Laws affecting management of commercial properties in the UK
Commercial property management is relatively complex and it is important to understand the relevant laws so as to avoid facing legal liabilities and paying their associated costs. Understanding the law helps to avoid pitfalls thus putting property owners in a better position to negotiate for the best terms. The main laws affecting commercial property management in the UK are Land Registration Act 2002, Law of Property Act 1925, and Law of Property (Miscellaneous Provisions) Act 1989. Land Registration Act 2002 makes it compulsory to register any freehold interest transfer or transfer and/or creation of leasehold interest of more than seven years.
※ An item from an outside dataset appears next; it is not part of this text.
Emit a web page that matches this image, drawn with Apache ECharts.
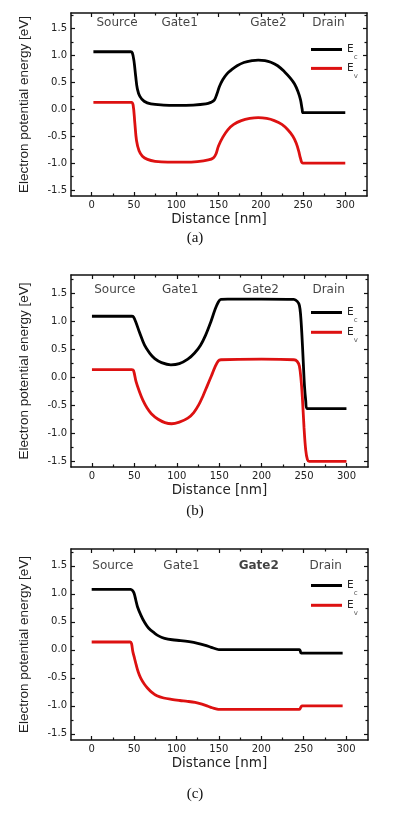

The Law of Property Act 1925 deals with the transfer of leasehold or freehold land. The Law of Property (Miscellaneous Provisions) Act 1989 governs formalities involved in creating land contracts. This law dictates that land contracts must be in writing and include all relevant terms in a single document signed by the two parties – buyer and seller.
Others laws include the following:
Health and Safety at Work Act – the law requires employers or landlords to put in place measures that will protect the health, safety and welfare of employees or occupants of their properties.
Gas Safety Regulations 1998 – requires landlords to ensure that all gas installation and appliances are properly maintained, which includes annual inspections.
Energy Act 2011 – the law requires all properties to meet a minimum energy performance requirements for it to be eligible for sale.
The above laws must be understood and adhered to when making property management decisions. This will ensure that all management decisions made are in accordance with the applicable laws. The landlord and tenants have legal obligations in relation to property management in the UK.
The value of a property can be increased by increasing occupancy and rental rates and reducing operating expenses. Several innovative and management ideas have been identified of which if implemented, they will significantly increase the value of the commercial property analyzed. These ideas include renovating the property; changing the property’s use; installing a solar energy system in the building; integrating greywater recycling and reuse in the building; installing water and energy efficient fixtures and appliances; and integrating a building management system. Integrating these ideas will make the building more attractive thus increasing the possibility of achieving 100% occupancy, increase the rental rates and reduce operating expenses. The property has a strong potential of creating substantial value considering its location and characteristics. Implementing these ideas will increase the financial or economic value, social value, environmental value and cultural value of the property.